Сохранился отзыв об отце Алексии Гнеушеве преподобного Серафима Саровского. В книге «Житие старца Серафима, Саровской обители иеромонаха, пустынножителя и затворника», изданной в Москве в 1884 году, отмечено, что Саровский старец, не будучи знаком с отцом Алексием лично, знал его благодаря своему дару прозорливости и неоднократно отзывался о нем так: «Сей человек своими молитвами за души христианские подобен свече, возженной пред престолом Божиим. Вот труженик, который, не имея обетов монашеских, стоит выше многих монахов. Он как звезда горит на христианском горизонте». Тех же, кто приезжал к нему из Симбирской губернии, преподобный Серафим отсылал к отцу Алексию.
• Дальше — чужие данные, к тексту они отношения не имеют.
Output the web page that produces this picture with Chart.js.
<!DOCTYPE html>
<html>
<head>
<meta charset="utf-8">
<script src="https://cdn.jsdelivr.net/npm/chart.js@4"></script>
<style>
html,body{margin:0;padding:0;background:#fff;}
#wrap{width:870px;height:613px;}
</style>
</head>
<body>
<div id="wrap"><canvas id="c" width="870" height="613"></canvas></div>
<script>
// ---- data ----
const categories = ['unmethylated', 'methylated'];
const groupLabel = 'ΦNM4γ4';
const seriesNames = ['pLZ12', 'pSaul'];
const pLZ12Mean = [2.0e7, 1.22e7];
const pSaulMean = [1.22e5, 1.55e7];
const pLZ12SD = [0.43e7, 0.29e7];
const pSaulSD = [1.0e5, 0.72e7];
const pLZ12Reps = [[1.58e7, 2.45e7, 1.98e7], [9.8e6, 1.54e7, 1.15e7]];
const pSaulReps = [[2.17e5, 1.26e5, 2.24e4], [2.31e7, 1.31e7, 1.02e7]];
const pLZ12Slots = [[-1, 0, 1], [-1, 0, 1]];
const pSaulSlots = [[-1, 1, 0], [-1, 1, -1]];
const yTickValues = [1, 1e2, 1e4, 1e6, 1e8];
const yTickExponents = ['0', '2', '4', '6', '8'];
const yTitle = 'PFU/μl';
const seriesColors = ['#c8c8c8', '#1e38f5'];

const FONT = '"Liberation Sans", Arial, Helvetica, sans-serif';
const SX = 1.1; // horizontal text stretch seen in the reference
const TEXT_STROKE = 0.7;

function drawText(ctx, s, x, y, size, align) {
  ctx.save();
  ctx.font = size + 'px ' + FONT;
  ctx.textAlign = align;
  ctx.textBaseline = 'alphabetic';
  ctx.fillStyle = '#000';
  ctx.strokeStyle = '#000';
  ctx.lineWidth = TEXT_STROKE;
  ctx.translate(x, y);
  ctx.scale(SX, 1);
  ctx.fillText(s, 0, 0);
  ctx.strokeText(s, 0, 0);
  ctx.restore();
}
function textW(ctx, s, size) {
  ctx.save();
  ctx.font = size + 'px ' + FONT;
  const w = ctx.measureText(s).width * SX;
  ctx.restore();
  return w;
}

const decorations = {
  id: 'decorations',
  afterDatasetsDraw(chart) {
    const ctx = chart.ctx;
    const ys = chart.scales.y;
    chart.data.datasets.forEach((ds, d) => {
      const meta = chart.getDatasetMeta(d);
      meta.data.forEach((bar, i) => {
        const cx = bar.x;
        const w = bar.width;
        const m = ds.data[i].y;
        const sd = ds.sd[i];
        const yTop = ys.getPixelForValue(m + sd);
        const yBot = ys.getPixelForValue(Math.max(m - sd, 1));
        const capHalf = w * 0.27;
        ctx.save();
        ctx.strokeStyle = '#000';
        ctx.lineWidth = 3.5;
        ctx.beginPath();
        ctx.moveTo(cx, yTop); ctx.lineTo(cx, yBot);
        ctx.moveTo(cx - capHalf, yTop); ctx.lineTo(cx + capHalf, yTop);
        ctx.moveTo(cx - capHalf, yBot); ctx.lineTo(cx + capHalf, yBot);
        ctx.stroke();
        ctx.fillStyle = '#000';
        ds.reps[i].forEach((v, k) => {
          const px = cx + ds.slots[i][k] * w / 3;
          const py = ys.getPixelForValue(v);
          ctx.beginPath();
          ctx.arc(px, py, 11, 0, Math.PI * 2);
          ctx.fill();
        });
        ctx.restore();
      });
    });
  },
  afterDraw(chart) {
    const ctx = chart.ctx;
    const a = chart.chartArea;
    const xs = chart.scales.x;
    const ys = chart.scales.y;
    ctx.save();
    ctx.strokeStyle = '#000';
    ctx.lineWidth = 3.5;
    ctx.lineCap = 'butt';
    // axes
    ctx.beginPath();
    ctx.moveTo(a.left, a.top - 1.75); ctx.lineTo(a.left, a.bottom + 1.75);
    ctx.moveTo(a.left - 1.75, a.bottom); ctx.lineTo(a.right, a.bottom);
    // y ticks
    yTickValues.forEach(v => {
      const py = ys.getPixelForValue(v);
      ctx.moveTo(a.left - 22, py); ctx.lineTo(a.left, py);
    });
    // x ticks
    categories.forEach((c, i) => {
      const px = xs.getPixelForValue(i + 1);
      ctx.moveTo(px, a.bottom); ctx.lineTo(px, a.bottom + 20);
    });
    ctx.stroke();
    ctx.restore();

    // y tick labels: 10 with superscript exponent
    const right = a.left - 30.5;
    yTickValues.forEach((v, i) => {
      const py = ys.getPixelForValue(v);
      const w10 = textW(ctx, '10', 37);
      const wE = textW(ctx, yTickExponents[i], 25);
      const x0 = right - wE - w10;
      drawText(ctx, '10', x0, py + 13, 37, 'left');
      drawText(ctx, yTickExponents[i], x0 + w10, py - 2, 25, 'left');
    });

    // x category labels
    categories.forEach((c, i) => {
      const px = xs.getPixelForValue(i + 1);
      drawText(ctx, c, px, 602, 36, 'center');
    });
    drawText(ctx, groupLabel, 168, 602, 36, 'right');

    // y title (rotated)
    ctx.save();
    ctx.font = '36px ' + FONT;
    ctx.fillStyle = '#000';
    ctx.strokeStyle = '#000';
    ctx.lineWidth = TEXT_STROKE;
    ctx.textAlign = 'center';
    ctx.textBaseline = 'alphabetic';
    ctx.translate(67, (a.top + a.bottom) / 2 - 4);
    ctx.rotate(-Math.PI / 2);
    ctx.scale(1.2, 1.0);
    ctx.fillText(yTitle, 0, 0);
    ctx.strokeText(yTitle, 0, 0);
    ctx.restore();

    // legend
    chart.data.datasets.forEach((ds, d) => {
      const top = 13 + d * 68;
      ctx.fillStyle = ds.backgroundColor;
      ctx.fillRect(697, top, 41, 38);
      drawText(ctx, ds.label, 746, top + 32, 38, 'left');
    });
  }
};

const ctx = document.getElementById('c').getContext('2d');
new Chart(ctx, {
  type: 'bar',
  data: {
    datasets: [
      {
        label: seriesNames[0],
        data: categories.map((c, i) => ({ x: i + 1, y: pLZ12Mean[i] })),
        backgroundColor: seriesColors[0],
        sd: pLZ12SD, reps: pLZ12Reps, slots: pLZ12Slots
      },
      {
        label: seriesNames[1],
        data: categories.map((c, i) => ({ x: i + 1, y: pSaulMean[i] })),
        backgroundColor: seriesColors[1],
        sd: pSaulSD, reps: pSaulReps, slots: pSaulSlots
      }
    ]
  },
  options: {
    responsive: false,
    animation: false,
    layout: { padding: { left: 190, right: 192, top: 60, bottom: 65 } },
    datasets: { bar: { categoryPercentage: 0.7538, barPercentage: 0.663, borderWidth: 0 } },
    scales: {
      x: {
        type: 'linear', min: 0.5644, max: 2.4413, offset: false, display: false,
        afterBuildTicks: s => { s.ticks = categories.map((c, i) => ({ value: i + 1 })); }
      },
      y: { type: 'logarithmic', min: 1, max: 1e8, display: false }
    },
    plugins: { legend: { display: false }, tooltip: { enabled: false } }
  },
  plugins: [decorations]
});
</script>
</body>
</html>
...С наступлением 1848 года силы начали покидать Бортсурманского старца. Служить он уже не мог, но родные ежедневно водили его в храм. Тем не менее каждого приходящего к нему он по-прежнему принимал и выслушивал. На Страстной неделе состояние старца сильно ухудшилось. К Великому четвергу он перестал принимать пищу и уже не мог вставать... Но тех, кто сокрушался о нем, он просил не печалиться, говорил:
- Тех, кто будет меня помнить, того и я не забуду.
Статский советник Николай Дмитриевич Пазухин, которому в 1848 году было восемь лет, со временем записал свои воспоминания, связанные с последними днями отца Алексия. В 1896 году они были опубликованы в «Симбирских епархиальных ведомостях»:
«Как сейчас помню то тревожное время, когда стали говорить, что отец Алексей умирает. Все мои домашние: отец, мать, прислуга, стали ходить к умирающему. Когда о. Алексей сильно ослабел, его перевели в дом к священнику, в угольную комнату с окнами, которые приходились против церкви и нашего дома. Так как о. Алексей не мог, по болезни своей, лежать, то он был посажен в кресла, лицом к находившимся в углу образам, от которых на обе стороны шли окна.
Был май месяц (на самом деле - апрель. - В. Б.) 1848 года. Дни стояли чудные. Все окна были открыты. Народ, окружавший дом священника, не расходился и день и ночь: он стоял безмолвно и только крестился и кланялся умирающему, который в течение трех суток, как мне помнится, был в одном положении. Памяти о. Алексей не терял и сидел, опустив голову от слабости. От времени до времени он поднимал голову на иконы, благоговейно молился и благословлял то в ту, то в другую сторону стоящий кругом дома народ. Одежда на о. Алексее была белая - полотняный подрясник, сам он был седой, скорее белый. Пред иконами горели лампадки, свечи и, мне помнится, свечей горело очень много, так как всякий приносил свечу и желал поставить ее к образам, творя молитву, кто какую знал, с пожеланием старцу кончины мирной, тихой и безболезненной. На лицах не только простого народа, но и всех вообще, как бы отпечатлевалось, что умирает не простой человек, а Богу угодный. Хотя мне тогда было только 8 лет, но когда меня привела мать к умирающему под благословение, и когда я увидал то благоговение, с которым относится мать моя, все родственники мои, и всё присутствующее, и народы к старцу, о. Алексею, - и как он с кротостью, терпением переносит переход земной жизни в вечную, не переставая при этом молиться и благословлять народ, - мне тогда казалось, что я стою у одра праведника; так, разумеется, думали и все стоявшие у гроба незабвенного о. Алексея».
В теплый ясный день 21 апреля 1848 года, в Великую пятницу, отец Алексий Гнеушев тихо скончался в 10 часов утра на 86-м году жизни. «Кончина его тиха и славна и успение со Святыми, - писал муж его внучки, настоятель Успенского храма отец Павел Вигилянский, - грустно было расстаться с благодетелем и Отцом, но грусть сия облегчается тою мыслию, что Ему за труды и болезни, понесенные в сей жизни, в уделе назначены те истинные блага: их же око не виде, ухо не слыша и на сердце человека не взыдоша, Ему уготовано Царство Небесное».
На погребении, прошедшем 24 апреля, на второй день Пасхи, присутствовало огромное множество народа. Горе мешалось со светлой пасхальной радостью, слова утешения - с вечным «Христос воскресе!..». Похоронили отца Алексия в церковной ограде, против алтаря.